The first term of the series $\sum _{k=0}^{\infty }\frac{k!}{\left(2k\right)!}$ is obtained by substituting $k=0$ in $\frac{k!}{\left(2k\right)!}$. Therefore, the value at $k=0$ is:

$\frac{k!}{\left(2k\right)!}=\frac{0!}{(2\times 0)!}$(Substituting)

$=\frac{0!}{0!}$

=1( Because 0!=1)

The first term of the series $\sum _{k=0}^{\infty }\frac{k!}{\left(2k\right)!}$ is 1 .

The second term of the series $\sum _{k=0}^{\infty }\frac{k!}{\left(2k\right)!}$ is obtained by substituting $k=1$ in $\frac{k!}{\left(2k\right)!}$. Therefore, the value at $k=1$ is:

$\frac{k!}{\left(2k\right)!}=\frac{1!}{(2\times 1)!}$ (Substituting)

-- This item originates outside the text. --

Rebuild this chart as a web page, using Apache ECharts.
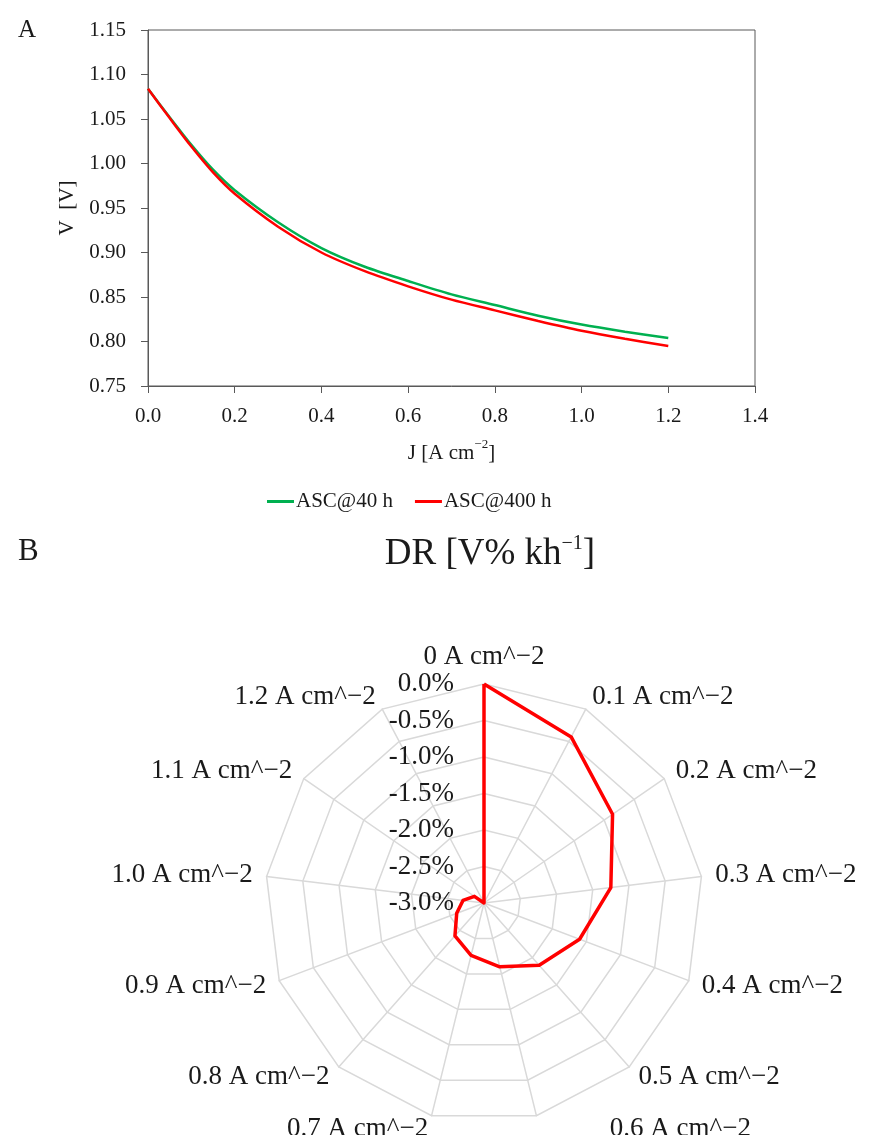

$=\frac{1!}{2!}=\frac{1}{2}$

The sccond term of the series $\sum _{k=0}^{\infty }\frac{k!}{\left(2k\right)!}$ is $\frac{1}{2}$.

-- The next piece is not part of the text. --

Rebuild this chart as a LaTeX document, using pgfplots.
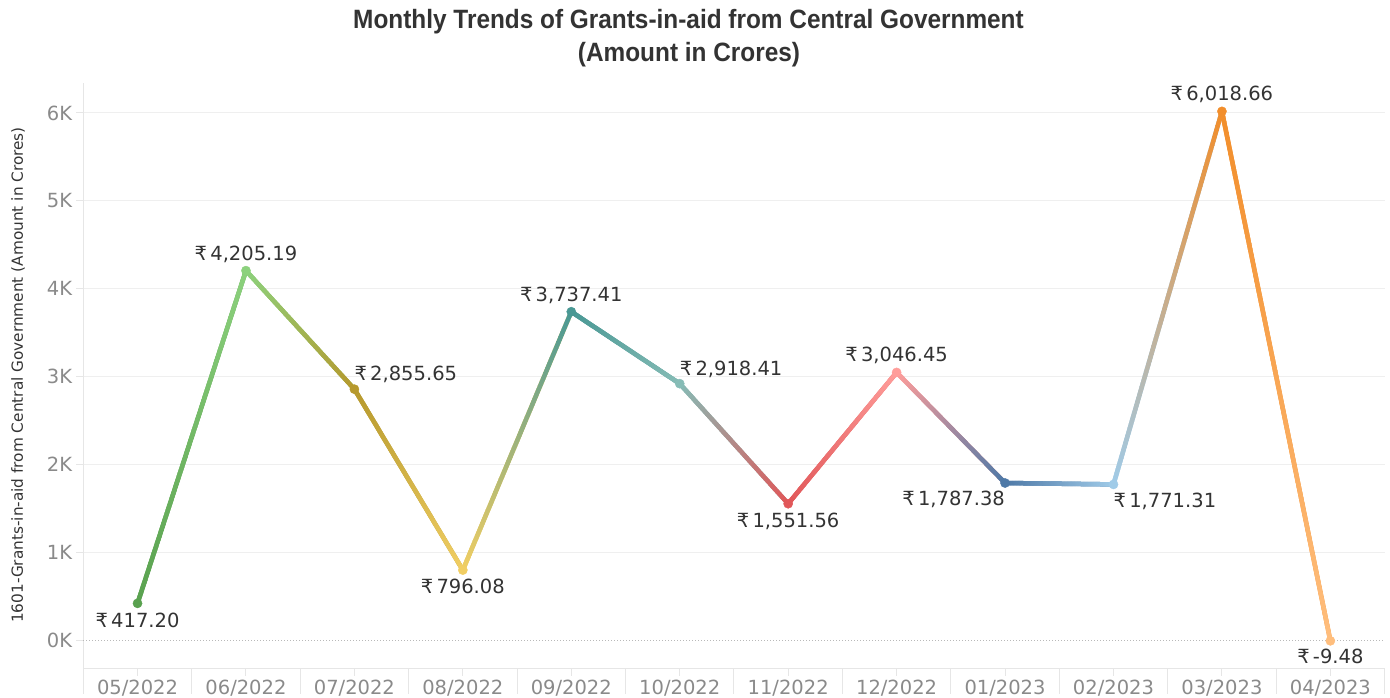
\documentclass[border=0pt]{standalone}
\usepackage{pgfplots}
\pgfplotsset{compat=1.18}
\usepackage{pgfplotstable}
\usepackage{fontspec}
\setmainfont{DejaVu Sans}
\newfontfamily\titlefont[FakeStretch=0.92]{Liberation Sans}
\usetikzlibrary{decorations.markings}

\definecolor{c0}{HTML}{59A14F}
\definecolor{c1}{HTML}{8CD17D}
\definecolor{c2}{HTML}{B6992D}
\definecolor{c3}{HTML}{F1CE63}
\definecolor{c4}{HTML}{499894}
\definecolor{c5}{HTML}{86BCB6}
\definecolor{c6}{HTML}{E15759}
\definecolor{c7}{HTML}{FF9D9A}
\definecolor{c8}{HTML}{4E79A7}
\definecolor{c9}{HTML}{A0CBE8}
\definecolor{c10}{HTML}{F28E2B}
\definecolor{c11}{HTML}{FFBE7D}
\definecolor{tickgray}{HTML}{8A8A8A}
\definecolor{gridgray}{HTML}{EFEFEF}
\definecolor{axgray}{HTML}{E6E6E6}
\definecolor{labgray}{HTML}{333333}

\pgfplotstableread{
x y
0 417.20
1 4205.19
2 2855.65
3 796.08
4 3737.41
5 2918.41
6 1551.56
7 3046.45
8 1787.38
9 1771.31
10 6018.66
11 -9.48
}\datatable

\pgfplotsset{
  grad/.style 2 args={line width=4.5pt, line cap=round, mark=none, color=#1,
    postaction={decorate},
    decoration={markings, mark=between positions 0 and 0.995 step 0.01 with {%
      \pgfmathsetmacro\gp{\pgfkeysvalueof{/pgf/decoration/mark info/sequence number}-0.5}%
      \pgfmathsetmacro\gl{\pgfdecoratedpathlength*0.01+0.7}%
      \draw[line width=4.5pt, line cap=butt, color=#2!\gp!#1] (0pt,0pt) -- (\gl pt,0pt);%
    }}},
  dot/.style={only marks, mark=*, mark size=4.6pt, draw=#1, fill=#1, mark options={draw=#1, fill=#1}},
  lab/.style 2 args={point meta=y,
    nodes near coords={₹\,\pgfmathprintnumber[fixed, fixed zerofill, precision=2, 1000 sep={,}, assume math mode=true]{\pgfplotspointmeta}},
    nodes near coords style={font=\fontsize{19.5}{19.5}\selectfont, text=labgray, inner sep=0pt, anchor=#1, yshift=#2}},
}

\begin{document}
\begin{tikzpicture}[x=1pt,y=1pt]
\begin{axis}[
  at={(83.3pt,29pt)}, anchor=south west,
  scale only axis, width=1301.3pt, height=586.3pt,
  xmin=-0.5, xmax=11.5, ymin=-330, ymax=6345,
  clip=false,
  axis x line*=bottom, axis y line*=left,
  axis line style={draw=axgray, line width=1pt},
  xtick={0,...,11},
  xticklabels={05/2022,06/2022,07/2022,08/2022,09/2022,10/2022,11/2022,12/2022,01/2023,02/2023,03/2023,04/2023},
  extra x ticks={-0.5,0.5,...,11.5},
  extra x tick labels={},
  extra x tick style={major tick length=25pt, tick align=outside, grid=none},
  ytick={1000,2000,...,6000},
  yticklabels={1K,2K,3K,4K,5K,6K},
  extra y ticks={0},
  extra y tick labels={0K},
  extra y tick style={grid style={draw=gray!55, dotted, line width=1pt}},
  ymajorgrids,
  grid style={draw=gridgray, line width=1pt},
  tick align=outside,
  major tick length=7pt,
  tick style={draw=axgray, line width=1pt},
  xticklabel style={font=\fontsize{19.5}{19.5}\selectfont, text=tickgray, inner sep=0pt, anchor=north, yshift=-4pt},
  yticklabel style={font=\fontsize{19.5}{19.5}\selectfont, text=tickgray, inner sep=0pt, anchor=east, xshift=-4pt},
]
% segments shaded from the colour of the left point to the colour of the right point
\addplot[grad={c0}{c1}, restrict x to domain=0:1] table[x=x,y=y]{\datatable};
\addplot[grad={c1}{c2}, restrict x to domain=1:2] table[x=x,y=y]{\datatable};
\addplot[grad={c2}{c3}, restrict x to domain=2:3] table[x=x,y=y]{\datatable};
\addplot[grad={c3}{c4}, restrict x to domain=3:4] table[x=x,y=y]{\datatable};
\addplot[grad={c4}{c5}, restrict x to domain=4:5] table[x=x,y=y]{\datatable};
\addplot[grad={c5}{c6}, restrict x to domain=5:6] table[x=x,y=y]{\datatable};
\addplot[grad={c6}{c7}, restrict x to domain=6:7] table[x=x,y=y]{\datatable};
\addplot[grad={c7}{c8}, restrict x to domain=7:8] table[x=x,y=y]{\datatable};
\addplot[grad={c8}{c9}, restrict x to domain=8:9] table[x=x,y=y]{\datatable};
\addplot[grad={c9}{c10}, restrict x to domain=9:10] table[x=x,y=y]{\datatable};
\addplot[grad={c10}{c11}, restrict x to domain=10:11] table[x=x,y=y]{\datatable};
% point markers with value labels
\addplot[dot=c0, restrict x to domain=0:0, lab={north}{-9pt}] table[x=x,y=y]{\datatable};
\addplot[dot=c1, restrict x to domain=1:1, lab={south}{8pt}] table[x=x,y=y]{\datatable};
\addplot[dot=c2, restrict x to domain=2:2, lab={south west}{6pt}] table[x=x,y=y]{\datatable};
\addplot[dot=c3, restrict x to domain=3:3, lab={north}{-9pt}] table[x=x,y=y]{\datatable};
\addplot[dot=c4, restrict x to domain=4:4, lab={south}{8pt}] table[x=x,y=y]{\datatable};
\addplot[dot=c5, restrict x to domain=5:5, lab={south west}{6pt}] table[x=x,y=y]{\datatable};
\addplot[dot=c6, restrict x to domain=6:6, lab={north}{-9pt}] table[x=x,y=y]{\datatable};
\addplot[dot=c7, restrict x to domain=7:7, lab={south}{8pt}] table[x=x,y=y]{\datatable};
\addplot[dot=c8, restrict x to domain=8:8, lab={north east}{-8pt}] table[x=x,y=y]{\datatable};
\addplot[dot=c9, restrict x to domain=9:9, lab={north west}{-8pt}] table[x=x,y=y]{\datatable};
\addplot[dot=c10, restrict x to domain=10:10, lab={south}{8pt}] table[x=x,y=y]{\datatable};
\addplot[dot=c11, restrict x to domain=11:11, lab={north}{-8pt}] table[x=x,y=y]{\datatable};
\end{axis}
\node[anchor=base, inner sep=0pt, text=labgray, font=\titlefont\bfseries\fontsize{26.5}{26.5}\selectfont] at (688.5,669) {Monthly Trends of Grants-in-aid from Central Government};
\node[anchor=base, inner sep=0pt, text=labgray, font=\titlefont\bfseries\fontsize{26.5}{26.5}\selectfont] at (689,636) {(Amount in Crores)};
\node[rotate=90, anchor=center, inner sep=0pt, text=labgray, font=\fontsize{15.3}{15.3}\selectfont] at (18,323) {1601-Grants-in-aid from Central Government (Amount in Crores)};
\pgfresetboundingbox
\path[use as bounding box] (0,0) rectangle (1390,698);
\end{tikzpicture}
\end{document}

The third term of the series$\sum _{k=0}^{\infty }\frac{k!}{\left(2k\right)!}$ is obtained by substituting $k=2$ in $\frac{k!}{\left(2k\right)!}$. Therefore, the value at $k=2$ is:

$\frac{k!}{\left(2k\right)!}=\frac{3!}{(2\times 3)!}$ (Substituting)

$=\frac{3!}{6!}=\frac{3!}{6\times 5\times 4\times 3!}=\frac{1}{120}$

The third term of the series $\sum _{k=0}^{\infty }\frac{k!}{\left(2k\right)!}$ is $\frac{1}{120}$.

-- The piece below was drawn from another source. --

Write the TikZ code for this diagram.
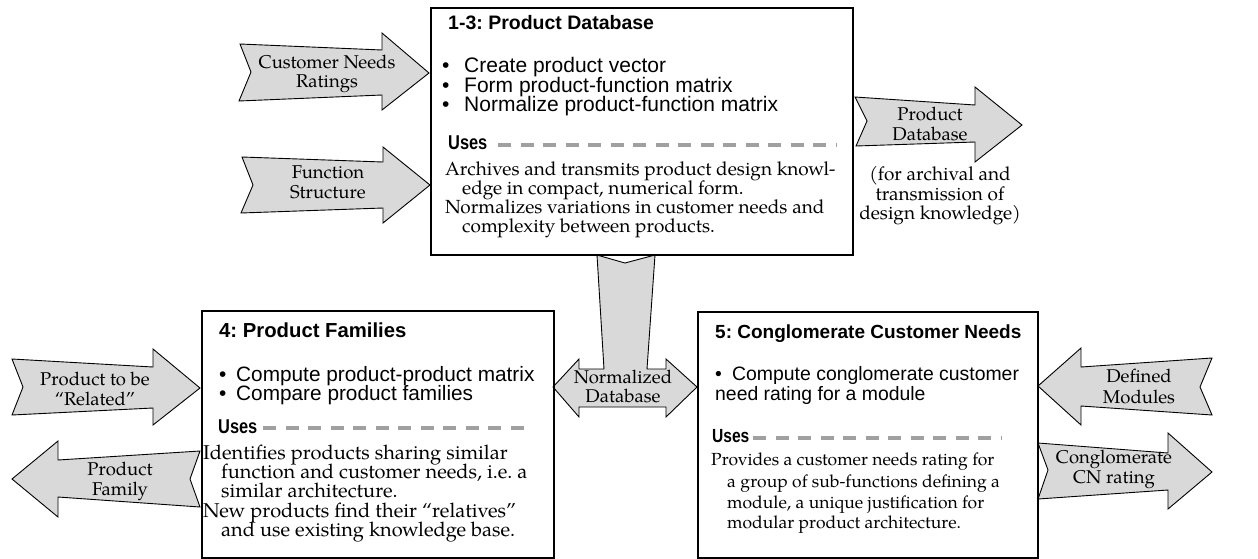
\documentclass[tikz,border=0pt]{standalone}
\usepackage{fontspec}
\setmainfont{TeX Gyre Pagella}
\newfontfamily\sans{Liberation Sans}
\definecolor{arrowgray}{RGB}{217,217,217}
\definecolor{dashgray}{RGB}{160,160,160}
\frenchspacing
\begin{document}
\frenchspacing
\begin{tikzpicture}[x=1pt,y=-1pt,
  box/.style={draw=black, line width=2pt, anchor=north west, inner sep=0pt},
  barrow/.style={draw=black, fill=arrowgray, line width=0.9pt, line join=miter},
  lab/.style={anchor=base, inner sep=0pt, font=\fontsize{18.5}{22}\selectfont},
  headt/.style={anchor=base west, inner sep=0pt, font=\sans\bfseries\fontsize{#1}{24}\selectfont},
  bul/.style={anchor=base west, inner sep=0pt, font=\sans\fontsize{#1}{24}\selectfont},
  usest/.style={anchor=base west, inner sep=0pt, font=\sans\bfseries\fontsize{#1}{24}\selectfont, xscale=0.82},
  bodyt/.style={anchor=base west, inner sep=0pt, font=\fontsize{#1}{22}\selectfont},
  dashline/.style={draw=dashgray, line width=3.5pt, dash pattern=on 13pt off 9.5pt}
]
\useasboundingbox (0,0) rectangle (1258,558);

% ---- block arrows ----
\draw[barrow] (240,44) -- (382,50) -- (382,33) -- (429,73) -- (382,110) -- (382,95) -- (239,101) -- (251,72) -- cycle;
\draw[barrow] (242,157) -- (383,162) -- (383,147) -- (430,185) -- (383,223) -- (383,208) -- (241,213) -- (253,185) -- cycle;
\draw[barrow] (855,97) -- (975,105) -- (975,87) -- (1022,125) -- (975,162) -- (975,142) -- (856,146) -- (867,121) -- cycle;
\draw[barrow] (597,255) -- (604,369) -- (579,369) -- (579,359) -- (553,387) -- (579,417) -- (579,407) -- (666,407) -- (666,417) -- (697,387) -- (666,359) -- (666,369) -- (647,369) -- (655,255) -- (625,263) -- cycle;
\draw[barrow] (12,359) -- (153,367) -- (153,349) -- (200,388) -- (153,425) -- (153,408) -- (12,415) -- (23,387) -- cycle;
\draw[barrow] (12,479) -- (58,441) -- (58,460) -- (200,451) -- (190,479) -- (200,507) -- (58,497) -- (58,517) -- cycle;
\draw[barrow] (1038,386) -- (1081,348) -- (1081,367) -- (1212,358) -- (1200,387) -- (1212,415) -- (1081,406) -- (1081,425) -- cycle;
\draw[barrow] (1038,443) -- (1168,453) -- (1168,433) -- (1212,472) -- (1168,509) -- (1168,490) -- (1038,499) -- (1048,470) -- cycle;

% ---- arrow labels ----
\node[lab] (cn1) at (327,68) {Customer Needs};
\node[lab] (cn2) at (327,87) {Ratings};
\node[lab] (fs1) at (328,178) {Function};
\node[lab] (fs2) at (328,198) {Structure};
\node[lab] (pd1) at (930,120) {Product};
\node[lab] (pd2) at (930,140) {Database};
\node[lab, font=\fontsize{19}{22}\selectfont] (sb1) at (940,180) {(for archival and};
\node[lab, font=\fontsize{19}{22}\selectfont] (sb2) at (940,200) {transmission of};
\node[lab, font=\fontsize{19}{22}\selectfont] (sb3) at (940,219) {design knowledge)};
\node[lab] (nd1) at (623,383) {Normalized};
\node[lab] (nd2) at (623,402) {Database};
\node[lab] (pr1) at (95,385) {Product to be};
\node[lab] (pr2) at (95,405) {“Related”};
\node[lab] (pf1) at (120,475) {Product};
\node[lab] (pf2) at (120,495) {Family};
\node[lab] (dm1) at (1139,382) {Defined};
\node[lab] (dm2) at (1139,403) {Modules};
\node[lab] (cg1) at (1114,463) {Conglomerate};
\node[lab] (cg2) at (1114,483) {CN rating};

% ---- boxes ----
\node[box, minimum width=422pt, minimum height=247pt] (b13) at (430,7) {};
\node[box, minimum width=352pt, minimum height=247pt] (b4) at (201,310) {};
\node[box, minimum width=340pt, minimum height=246pt] (b5) at (697,311) {};

% ---- box 1-3 text ----
\node[headt=19.5] (h13) at (448,29) {1-3: Product Database};
\node[bul=21] (u13a) at (442,72) {\makebox[22pt][l]{•}Create product vector};
\node[bul=21] (u13b) at (442,92) {\makebox[22pt][l]{•}Form product-function matrix};
\node[bul=21] (u13c) at (442,111) {\makebox[22pt][l]{•}Normalize product-function matrix};
\node[usest=20] (us13) at (448,149) {Uses};
\draw[dashline] (498,145) -- (836,145);
\node[bodyt=19] (t13a) at (445,175) {Archives and transmits product design knowl-};
\node[bodyt=19] (t13b) at (462,194) {edge in compact, numerical form.};
\node[bodyt=19] (t13c) at (445,213) {Normalizes variations in customer needs and};
\node[bodyt=19] (t13d) at (462,232) {complexity between products.};

% ---- box 4 text ----
\node[headt=20.3] (h4) at (219,337) {4: Product Families};
\node[bul=20.8] (u4a) at (219,381) {\makebox[17pt][l]{•}Compute product-product matrix};
\node[bul=20.8] (u4b) at (219,400) {\makebox[17pt][l]{•}Compare product families};
\node[usest=20] (us4) at (218,433) {Uses};
\draw[dashline] (263,428) -- (533,428);
\node[bodyt=20] (t4a) at (203,459) {Identifies products sharing similar};
\node[bodyt=20] (t4b) at (221,478) {function and customer needs, i.e. a};
\node[bodyt=20] (t4c) at (221,497) {similar architecture.};
\node[bodyt=20] (t4d) at (203,517) {New products find their “relatives”};
\node[bodyt=20] (t4e) at (221,536) {and use existing knowledge base.};

% ---- box 5 text ----
\node[headt=19] (h5) at (715,338) {5: Conglomerate Customer Needs};
\node[bul=19.4] (u5a) at (715,380) {\makebox[17pt][l]{•}Compute conglomerate customer};
\node[bul=19.4] (u5b) at (715,400) {need rating for a module};
\node[usest=19] (us5) at (712,442) {Uses};
\draw[dashline] (753,438) -- (1002,438);
\node[bodyt=17.5] (t5a) at (711,465) {Provides a customer needs rating for};
\node[bodyt=17.5] (t5b) at (727,487) {a group of sub-functions defining a};
\node[bodyt=17.5] (t5c) at (727,508) {module, a unique justification for};
\node[bodyt=17.5] (t5d) at (727,528) {modular product architecture.};
\end{tikzpicture}
\end{document}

The fourth term of the series $\sum _{k=0}^{\infty }\frac{k!}{\left(2k\right)!}$ is obtained by substituting $k=3$ in$\frac{k!}{\left(2k\right)!}$. Therefore, the value at $k=3$ is:

$\frac{k!}{\left(2k\right)!}=\frac{4!}{(2\times 4)!}$ (Substituting)

$=\frac{4!}{8!}=\frac{4!}{8\times 7\times 6\times 5\times 4!}=\frac{1}{1680}$

The fourth term of the series $\sum _{k=0}^{\infty }\frac{k!}{\left(2k\right)!}$ is $\frac{1}{1680}$.

The fifth term of the series $\sum _{k=0}^{\infty }\frac{k!}{\left(2k\right)!}$ is obtained by substituting $k=4$ in $\frac{k!}{\left(2k\right)!}$. Therefore, the value at $k=4$ is:

$$\begin{gathered} \frac{k!}{\left(2k\right)!}=\frac{5!}{(2\times 5)!}\left(Substituting\right) \\ =\frac{5!}{10!} \\ =\frac{5!}{10\times 9\times 8\times 7\times 6\times 5!} \\ =\frac{1}{151200} \end{gathered}$$

The fifth term of the series $\sum _{k=0}^{\infty }\frac{k!}{\left(2k\right)!}$ is $\frac{1}{151200}$.